WORK REQUIRED - Leave out all pictures. Return exactly the lines from the top of the material through the line containing "const degreeTicks = [30, 60, 90, 120, 150];".

____

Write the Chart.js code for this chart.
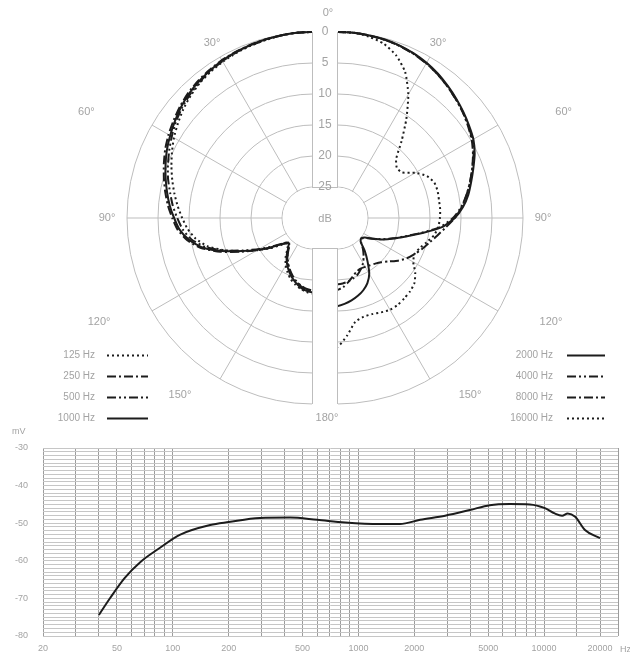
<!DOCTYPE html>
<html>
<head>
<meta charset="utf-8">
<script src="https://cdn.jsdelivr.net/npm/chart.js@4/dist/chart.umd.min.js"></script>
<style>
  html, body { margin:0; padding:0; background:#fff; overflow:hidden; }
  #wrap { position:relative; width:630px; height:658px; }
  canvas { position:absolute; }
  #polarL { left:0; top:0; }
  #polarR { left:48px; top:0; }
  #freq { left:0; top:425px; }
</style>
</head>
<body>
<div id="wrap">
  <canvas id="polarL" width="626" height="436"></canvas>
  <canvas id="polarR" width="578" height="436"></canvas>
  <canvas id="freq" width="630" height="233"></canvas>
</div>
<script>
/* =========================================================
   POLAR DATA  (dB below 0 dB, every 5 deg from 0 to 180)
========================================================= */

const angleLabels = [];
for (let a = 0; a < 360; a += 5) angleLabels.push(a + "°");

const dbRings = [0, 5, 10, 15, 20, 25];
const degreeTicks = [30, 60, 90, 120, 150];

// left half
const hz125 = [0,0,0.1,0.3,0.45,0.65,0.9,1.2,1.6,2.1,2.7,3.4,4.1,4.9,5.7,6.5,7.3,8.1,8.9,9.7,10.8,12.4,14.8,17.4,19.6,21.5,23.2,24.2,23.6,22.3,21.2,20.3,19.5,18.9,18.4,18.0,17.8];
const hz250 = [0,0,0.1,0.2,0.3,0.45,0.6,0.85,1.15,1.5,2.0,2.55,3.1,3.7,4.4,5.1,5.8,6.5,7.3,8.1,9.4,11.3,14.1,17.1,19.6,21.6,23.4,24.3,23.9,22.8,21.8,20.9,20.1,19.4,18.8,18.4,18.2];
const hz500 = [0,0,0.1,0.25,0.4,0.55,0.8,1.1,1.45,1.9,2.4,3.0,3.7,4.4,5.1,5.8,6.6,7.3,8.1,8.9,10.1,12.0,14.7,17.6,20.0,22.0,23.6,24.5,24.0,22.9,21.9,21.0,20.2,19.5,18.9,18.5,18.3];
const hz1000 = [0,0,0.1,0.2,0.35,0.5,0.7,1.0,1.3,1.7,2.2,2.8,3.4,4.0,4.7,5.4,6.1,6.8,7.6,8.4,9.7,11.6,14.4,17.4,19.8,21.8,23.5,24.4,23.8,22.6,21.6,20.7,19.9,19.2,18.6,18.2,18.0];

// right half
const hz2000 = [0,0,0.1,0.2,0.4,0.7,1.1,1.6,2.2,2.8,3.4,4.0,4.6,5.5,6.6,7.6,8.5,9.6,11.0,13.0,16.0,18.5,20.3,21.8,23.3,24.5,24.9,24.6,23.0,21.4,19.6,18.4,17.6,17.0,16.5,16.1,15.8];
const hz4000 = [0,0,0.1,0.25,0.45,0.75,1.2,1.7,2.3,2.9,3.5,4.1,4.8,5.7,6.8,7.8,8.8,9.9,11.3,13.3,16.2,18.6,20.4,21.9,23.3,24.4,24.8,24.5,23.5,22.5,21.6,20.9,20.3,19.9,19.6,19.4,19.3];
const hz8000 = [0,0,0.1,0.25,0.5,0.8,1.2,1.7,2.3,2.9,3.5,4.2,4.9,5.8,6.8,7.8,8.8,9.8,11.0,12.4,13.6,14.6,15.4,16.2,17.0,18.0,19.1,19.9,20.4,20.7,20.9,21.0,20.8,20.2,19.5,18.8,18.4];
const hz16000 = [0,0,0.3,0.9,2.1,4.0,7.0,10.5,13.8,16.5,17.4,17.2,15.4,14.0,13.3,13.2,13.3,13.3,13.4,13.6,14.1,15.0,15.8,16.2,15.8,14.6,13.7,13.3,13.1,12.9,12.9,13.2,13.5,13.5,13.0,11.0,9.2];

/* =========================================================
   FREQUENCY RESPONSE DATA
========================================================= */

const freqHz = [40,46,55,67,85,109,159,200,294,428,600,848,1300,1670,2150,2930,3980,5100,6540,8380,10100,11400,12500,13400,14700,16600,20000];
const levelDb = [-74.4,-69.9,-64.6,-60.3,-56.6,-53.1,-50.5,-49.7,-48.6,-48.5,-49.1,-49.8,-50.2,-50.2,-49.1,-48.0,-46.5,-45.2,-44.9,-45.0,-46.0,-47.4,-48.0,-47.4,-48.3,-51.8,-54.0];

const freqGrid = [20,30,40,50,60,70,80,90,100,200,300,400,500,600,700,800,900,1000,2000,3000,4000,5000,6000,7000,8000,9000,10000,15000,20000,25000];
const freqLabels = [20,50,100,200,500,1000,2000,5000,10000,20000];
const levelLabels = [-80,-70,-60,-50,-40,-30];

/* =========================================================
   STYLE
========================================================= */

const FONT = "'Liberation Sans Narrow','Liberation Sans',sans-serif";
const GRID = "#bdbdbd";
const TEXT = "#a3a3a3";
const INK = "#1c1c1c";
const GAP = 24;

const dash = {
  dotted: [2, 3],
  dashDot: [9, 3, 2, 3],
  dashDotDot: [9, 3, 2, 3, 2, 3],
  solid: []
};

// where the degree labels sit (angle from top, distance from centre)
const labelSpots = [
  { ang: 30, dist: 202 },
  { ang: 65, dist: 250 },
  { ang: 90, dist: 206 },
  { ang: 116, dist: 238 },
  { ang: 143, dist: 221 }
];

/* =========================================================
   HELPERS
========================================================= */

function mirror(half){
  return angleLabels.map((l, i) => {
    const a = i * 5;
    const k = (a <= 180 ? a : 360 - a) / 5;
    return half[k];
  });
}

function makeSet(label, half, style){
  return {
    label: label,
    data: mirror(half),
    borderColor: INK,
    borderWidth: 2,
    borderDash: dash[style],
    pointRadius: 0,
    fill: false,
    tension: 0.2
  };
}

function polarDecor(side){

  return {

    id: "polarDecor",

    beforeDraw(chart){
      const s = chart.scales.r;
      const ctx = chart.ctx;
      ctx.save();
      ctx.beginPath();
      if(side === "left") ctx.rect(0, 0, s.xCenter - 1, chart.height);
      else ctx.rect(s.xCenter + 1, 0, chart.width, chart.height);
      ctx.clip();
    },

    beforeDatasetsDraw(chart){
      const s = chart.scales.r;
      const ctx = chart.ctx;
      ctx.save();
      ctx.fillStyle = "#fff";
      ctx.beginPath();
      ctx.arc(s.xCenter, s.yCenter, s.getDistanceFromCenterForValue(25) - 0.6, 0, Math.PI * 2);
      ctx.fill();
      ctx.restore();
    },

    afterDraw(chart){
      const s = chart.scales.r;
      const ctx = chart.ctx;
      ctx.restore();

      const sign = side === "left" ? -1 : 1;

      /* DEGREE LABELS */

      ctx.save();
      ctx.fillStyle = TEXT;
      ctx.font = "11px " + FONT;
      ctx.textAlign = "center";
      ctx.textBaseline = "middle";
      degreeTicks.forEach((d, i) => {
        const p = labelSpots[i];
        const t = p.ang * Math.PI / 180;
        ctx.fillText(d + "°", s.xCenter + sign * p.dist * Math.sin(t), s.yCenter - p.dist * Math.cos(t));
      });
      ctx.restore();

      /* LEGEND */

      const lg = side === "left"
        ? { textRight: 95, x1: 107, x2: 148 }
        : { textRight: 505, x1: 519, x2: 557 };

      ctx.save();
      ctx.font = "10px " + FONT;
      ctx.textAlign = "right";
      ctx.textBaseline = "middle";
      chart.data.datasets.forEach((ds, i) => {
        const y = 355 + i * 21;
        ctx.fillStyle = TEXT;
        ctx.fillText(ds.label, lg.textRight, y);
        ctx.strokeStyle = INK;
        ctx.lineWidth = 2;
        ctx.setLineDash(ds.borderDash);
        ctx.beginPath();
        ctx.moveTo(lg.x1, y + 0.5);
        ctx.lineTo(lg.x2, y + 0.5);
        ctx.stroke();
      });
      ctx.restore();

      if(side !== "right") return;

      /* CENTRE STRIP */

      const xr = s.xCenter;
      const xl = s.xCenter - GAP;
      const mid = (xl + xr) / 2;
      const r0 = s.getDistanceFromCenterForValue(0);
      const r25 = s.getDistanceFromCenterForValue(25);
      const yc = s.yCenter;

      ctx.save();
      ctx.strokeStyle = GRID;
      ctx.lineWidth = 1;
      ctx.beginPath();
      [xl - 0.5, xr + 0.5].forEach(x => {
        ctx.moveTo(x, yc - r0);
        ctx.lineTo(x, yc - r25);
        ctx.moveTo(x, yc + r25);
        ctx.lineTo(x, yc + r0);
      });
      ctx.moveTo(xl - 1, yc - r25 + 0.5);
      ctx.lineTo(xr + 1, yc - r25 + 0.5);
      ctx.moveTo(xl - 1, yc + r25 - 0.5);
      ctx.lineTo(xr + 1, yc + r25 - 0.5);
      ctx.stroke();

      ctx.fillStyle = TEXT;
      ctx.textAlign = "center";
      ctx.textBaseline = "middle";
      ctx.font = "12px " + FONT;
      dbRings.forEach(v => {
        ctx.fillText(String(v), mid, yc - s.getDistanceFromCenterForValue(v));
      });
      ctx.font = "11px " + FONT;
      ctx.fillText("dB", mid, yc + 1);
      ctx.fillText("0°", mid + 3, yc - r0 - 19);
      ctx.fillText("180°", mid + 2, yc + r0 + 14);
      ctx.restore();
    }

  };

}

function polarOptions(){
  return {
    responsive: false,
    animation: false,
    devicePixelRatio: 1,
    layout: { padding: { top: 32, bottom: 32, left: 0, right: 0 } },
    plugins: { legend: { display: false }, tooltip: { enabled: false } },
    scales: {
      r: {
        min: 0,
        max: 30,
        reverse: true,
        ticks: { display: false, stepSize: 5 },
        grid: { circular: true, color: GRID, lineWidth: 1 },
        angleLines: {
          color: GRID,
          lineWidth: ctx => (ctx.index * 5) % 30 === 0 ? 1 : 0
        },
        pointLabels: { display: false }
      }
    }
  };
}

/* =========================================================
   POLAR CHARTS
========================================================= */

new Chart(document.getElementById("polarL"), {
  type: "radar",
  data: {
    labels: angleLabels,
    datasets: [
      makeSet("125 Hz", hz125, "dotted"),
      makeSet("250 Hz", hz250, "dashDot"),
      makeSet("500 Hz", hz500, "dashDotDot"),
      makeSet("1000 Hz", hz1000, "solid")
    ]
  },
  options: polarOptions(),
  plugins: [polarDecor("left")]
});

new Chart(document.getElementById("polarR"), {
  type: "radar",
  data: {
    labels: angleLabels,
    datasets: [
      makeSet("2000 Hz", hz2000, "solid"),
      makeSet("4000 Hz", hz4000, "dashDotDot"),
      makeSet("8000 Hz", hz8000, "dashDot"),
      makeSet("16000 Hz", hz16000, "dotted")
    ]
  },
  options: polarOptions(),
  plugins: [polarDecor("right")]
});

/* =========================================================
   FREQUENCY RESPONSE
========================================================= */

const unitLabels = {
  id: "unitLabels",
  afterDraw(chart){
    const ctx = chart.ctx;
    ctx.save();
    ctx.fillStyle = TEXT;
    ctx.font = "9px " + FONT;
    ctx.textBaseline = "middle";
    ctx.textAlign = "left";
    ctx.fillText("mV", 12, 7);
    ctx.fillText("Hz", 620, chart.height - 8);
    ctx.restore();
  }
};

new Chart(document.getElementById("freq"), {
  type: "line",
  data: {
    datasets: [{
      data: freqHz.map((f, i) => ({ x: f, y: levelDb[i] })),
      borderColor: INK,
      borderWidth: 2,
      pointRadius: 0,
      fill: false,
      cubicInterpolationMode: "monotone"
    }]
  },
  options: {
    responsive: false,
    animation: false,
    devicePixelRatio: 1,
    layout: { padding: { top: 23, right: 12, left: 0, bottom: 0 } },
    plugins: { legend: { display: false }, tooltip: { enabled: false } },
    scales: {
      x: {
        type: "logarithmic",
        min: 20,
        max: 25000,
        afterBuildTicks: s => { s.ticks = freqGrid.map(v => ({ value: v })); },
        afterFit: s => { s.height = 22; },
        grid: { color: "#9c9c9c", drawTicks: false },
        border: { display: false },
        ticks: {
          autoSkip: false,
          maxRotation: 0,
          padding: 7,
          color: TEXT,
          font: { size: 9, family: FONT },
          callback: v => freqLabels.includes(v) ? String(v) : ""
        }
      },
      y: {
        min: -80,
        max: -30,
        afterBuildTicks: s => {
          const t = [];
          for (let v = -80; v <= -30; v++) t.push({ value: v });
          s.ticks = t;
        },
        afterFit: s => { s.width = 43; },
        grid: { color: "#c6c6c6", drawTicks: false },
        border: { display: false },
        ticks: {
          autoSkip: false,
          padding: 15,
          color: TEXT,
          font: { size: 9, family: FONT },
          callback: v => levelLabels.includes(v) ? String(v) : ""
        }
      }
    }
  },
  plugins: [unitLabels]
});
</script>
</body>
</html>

____

THE ANSWER -
Write the Chart.js code for this chart.
<!DOCTYPE html>
<html>
<head>
<meta charset="utf-8">
<script src="https://cdn.jsdelivr.net/npm/chart.js@4/dist/chart.umd.min.js"></script>
<style>
  html, body { margin:0; padding:0; background:#fff; overflow:hidden; }
  #wrap { position:relative; width:630px; height:658px; }
  canvas { position:absolute; }
  #polarL { left:0; top:0; }
  #polarR { left:48px; top:0; }
  #freq { left:0; top:425px; }
</style>
</head>
<body>
<div id="wrap">
  <canvas id="polarL" width="626" height="436"></canvas>
  <canvas id="polarR" width="578" height="436"></canvas>
  <canvas id="freq" width="630" height="233"></canvas>
</div>
<script>
/* =========================================================
   POLAR DATA  (dB below 0 dB, every 5 deg from 0 to 180)
========================================================= */

const angleLabels = [];
for (let a = 0; a < 360; a += 5) angleLabels.push(a + "°");

const dbRings = [0, 5, 10, 15, 20, 25];
const degreeTicks = [30, 60, 90, 120, 150];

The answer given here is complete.